Listeria monocytogenes

General characteristics

This is a Gram-positive bacterium, motile by means of flagella. Some studies suggest that 1-10% of humans may be intestinal carriers of L. monocytogenes . It has been found in at least 37 mammalian species, both domestic and feral, as well as at least 17 species of birds and possibly some species of fish and shellfish. It can be isolated from soil, silage, and other environmental sources. L. monocytogenes is quite hardy and resists the deleterious effects of freezing, drying, and heat remarkably well for a bacterium that does not form spores. Most L. monocytogenes are pathogenic to some degree.

Disease symptoms

Listeriosis is the name of the general group of disorders caused by L. monocytogenes .

Listeriosis is clinically defined when the organism is isolated from blood, cerebrospinal fluid, or an otherwise normally sterile site (e.g. placenta, foetus).

The manifestations of listeriosis include septicaemia, meningitis (or meningoencephalitis), encephalitis, and intrauterine or cervical infections in pregnant women, which may result in spontaneous abortion (2nd/3rd trimester) or stillbirth. The onset of the aforementioned disorders is usually preceded by influenza-like symptoms including persistent fever. It was reported that gastrointestinal symptoms such as nausea, vomiting, and diarrhoea may precede more serious forms of listeriosis or may be the only symptoms expressed. Gastrointestinal symptoms were epidemiologically associated with use of antacids or cimetidine. The onset time to serious forms of listeriosis is unknown but may range from a few days to three weeks. The onset time to gastrointestinal symptoms is unknown but is probably greater than 12 hours.

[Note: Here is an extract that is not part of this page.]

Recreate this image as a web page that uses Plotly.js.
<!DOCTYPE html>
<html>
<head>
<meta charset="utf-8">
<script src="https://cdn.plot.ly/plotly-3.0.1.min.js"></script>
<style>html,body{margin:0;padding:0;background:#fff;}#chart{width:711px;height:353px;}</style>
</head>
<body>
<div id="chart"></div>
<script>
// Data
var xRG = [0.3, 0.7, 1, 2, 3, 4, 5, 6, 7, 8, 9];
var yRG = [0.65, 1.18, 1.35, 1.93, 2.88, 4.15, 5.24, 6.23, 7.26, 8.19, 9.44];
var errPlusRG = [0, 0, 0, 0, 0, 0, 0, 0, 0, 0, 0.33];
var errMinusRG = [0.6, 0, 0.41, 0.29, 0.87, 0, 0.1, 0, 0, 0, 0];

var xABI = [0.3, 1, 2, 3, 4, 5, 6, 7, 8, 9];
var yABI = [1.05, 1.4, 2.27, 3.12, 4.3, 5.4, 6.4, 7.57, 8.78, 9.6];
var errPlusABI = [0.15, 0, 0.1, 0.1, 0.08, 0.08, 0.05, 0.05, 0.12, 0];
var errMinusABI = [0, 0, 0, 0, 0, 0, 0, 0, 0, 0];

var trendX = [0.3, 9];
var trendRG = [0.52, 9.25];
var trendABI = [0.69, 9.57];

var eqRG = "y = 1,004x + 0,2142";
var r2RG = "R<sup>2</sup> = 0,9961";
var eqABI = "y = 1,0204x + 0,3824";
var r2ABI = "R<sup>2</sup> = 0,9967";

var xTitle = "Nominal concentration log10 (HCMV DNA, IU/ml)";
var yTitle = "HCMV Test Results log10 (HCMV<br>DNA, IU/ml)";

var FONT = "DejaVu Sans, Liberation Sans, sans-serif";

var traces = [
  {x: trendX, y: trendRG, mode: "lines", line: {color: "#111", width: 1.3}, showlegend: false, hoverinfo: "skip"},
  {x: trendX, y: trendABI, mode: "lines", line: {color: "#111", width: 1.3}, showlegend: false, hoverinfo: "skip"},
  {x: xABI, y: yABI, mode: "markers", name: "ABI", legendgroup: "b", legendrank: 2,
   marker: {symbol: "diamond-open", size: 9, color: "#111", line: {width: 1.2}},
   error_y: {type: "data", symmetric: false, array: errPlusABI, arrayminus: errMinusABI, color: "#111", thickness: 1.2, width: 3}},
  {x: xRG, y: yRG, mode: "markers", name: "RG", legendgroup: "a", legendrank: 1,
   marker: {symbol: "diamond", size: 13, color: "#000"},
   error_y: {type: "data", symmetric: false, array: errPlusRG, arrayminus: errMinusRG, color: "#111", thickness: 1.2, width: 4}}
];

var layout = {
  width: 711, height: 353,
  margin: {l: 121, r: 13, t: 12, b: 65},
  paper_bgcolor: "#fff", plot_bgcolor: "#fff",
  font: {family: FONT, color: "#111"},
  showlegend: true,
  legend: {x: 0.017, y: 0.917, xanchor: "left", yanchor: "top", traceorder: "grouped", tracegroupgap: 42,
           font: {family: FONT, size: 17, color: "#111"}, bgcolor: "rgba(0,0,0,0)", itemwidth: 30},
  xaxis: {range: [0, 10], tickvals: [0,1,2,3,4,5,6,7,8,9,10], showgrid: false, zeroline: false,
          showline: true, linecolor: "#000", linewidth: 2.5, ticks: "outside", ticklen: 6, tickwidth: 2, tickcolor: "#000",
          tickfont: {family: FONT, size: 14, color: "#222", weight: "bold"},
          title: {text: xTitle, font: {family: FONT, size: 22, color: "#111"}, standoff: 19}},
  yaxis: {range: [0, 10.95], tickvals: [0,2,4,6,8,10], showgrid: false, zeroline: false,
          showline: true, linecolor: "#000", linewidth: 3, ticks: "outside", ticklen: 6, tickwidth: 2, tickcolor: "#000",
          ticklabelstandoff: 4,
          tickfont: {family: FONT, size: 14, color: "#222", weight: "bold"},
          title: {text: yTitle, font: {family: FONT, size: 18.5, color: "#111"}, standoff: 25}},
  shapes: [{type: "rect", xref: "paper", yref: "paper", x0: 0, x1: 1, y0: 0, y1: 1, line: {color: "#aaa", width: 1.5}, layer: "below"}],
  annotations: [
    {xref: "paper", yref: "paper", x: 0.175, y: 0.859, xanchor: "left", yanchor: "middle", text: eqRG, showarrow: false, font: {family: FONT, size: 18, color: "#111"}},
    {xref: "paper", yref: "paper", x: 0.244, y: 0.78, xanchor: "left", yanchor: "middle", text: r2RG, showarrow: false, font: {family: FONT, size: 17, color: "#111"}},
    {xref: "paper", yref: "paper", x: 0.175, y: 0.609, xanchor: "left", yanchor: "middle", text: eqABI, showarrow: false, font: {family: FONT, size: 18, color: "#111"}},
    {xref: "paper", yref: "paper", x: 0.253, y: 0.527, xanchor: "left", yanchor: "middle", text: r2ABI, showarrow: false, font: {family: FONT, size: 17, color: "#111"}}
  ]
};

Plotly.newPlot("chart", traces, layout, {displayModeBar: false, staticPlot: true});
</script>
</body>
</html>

The infective dose of L. monocytogenes is unknown but is believed to vary with the strain and susceptibility of the victim. From cases contracted through raw or supposedly pasteurised milk, it is safe to assume that in susceptible persons, fewer than 1,000 total organisms may cause disease. L. monocytogenes may invade the gastrointestinal epithelium. Once the bacterium enters the host's monocytes, macrophages, or polymorphonuclear leukocytes, it is bloodborne (septicemic) and can grow. Its presence intracellularly in phagocytic cells also permits access to the brain and probably transplacental migration to the foetus in pregnant women. The pathogenesis of L. monocytogenes centres on its ability to survive and multiply in phagocytic host cells.

Diagnosis

Listeriosis can only be positively diagnosed by culturing the organism from blood, cerebrospinal fluid, or stool (although the latter is difficult and of limited value).

Associated foods

L. monocytogenes has been associated with such foods as raw milk, supposedly (wrongly) pasteurised fluid milk, cheeses (particularly soft-ripened varieties), ice cream, raw vegetables, fermented raw-meat sausages, raw and cooked poultry, raw meats (all types), and raw and smoked fish. Its ability to grow at temperatures as low as 3°C permits multiplication in refrigerated foods.

Prevention

Total prevention is probably not possible, however properly stored, heated and cooked foods are generally safe, as the bacteria are killed at a temperature of 75°C. The largest risk is cross-contamination, where cooked material comes into contact with raw produce or contaminated materials (cutting boards).

Risk populations

The main target populations for listeriosis are:

  • pregnant women/foetus - perinatal and neonatal infections;
  • persons immunocompromised by corticosteroids, anticancer drugs, graft suppression therapy, AIDS;
  • cancer patients - leukemic patients particularly;
  • less frequently reported - diabetic, cirrhotic, asthmatic, and ulcerative colitis patients;
  • the elderly;
  • normal people--some reports suggest that normal, healthy people are at risk, although antacids or use of cimetidine may predispose. A listerosis outbreak in Switzerland involving cheese suggested that healthy uncompromised individuals could develop the disease, particularly if the foodstuff was heavily contaminated with the organism.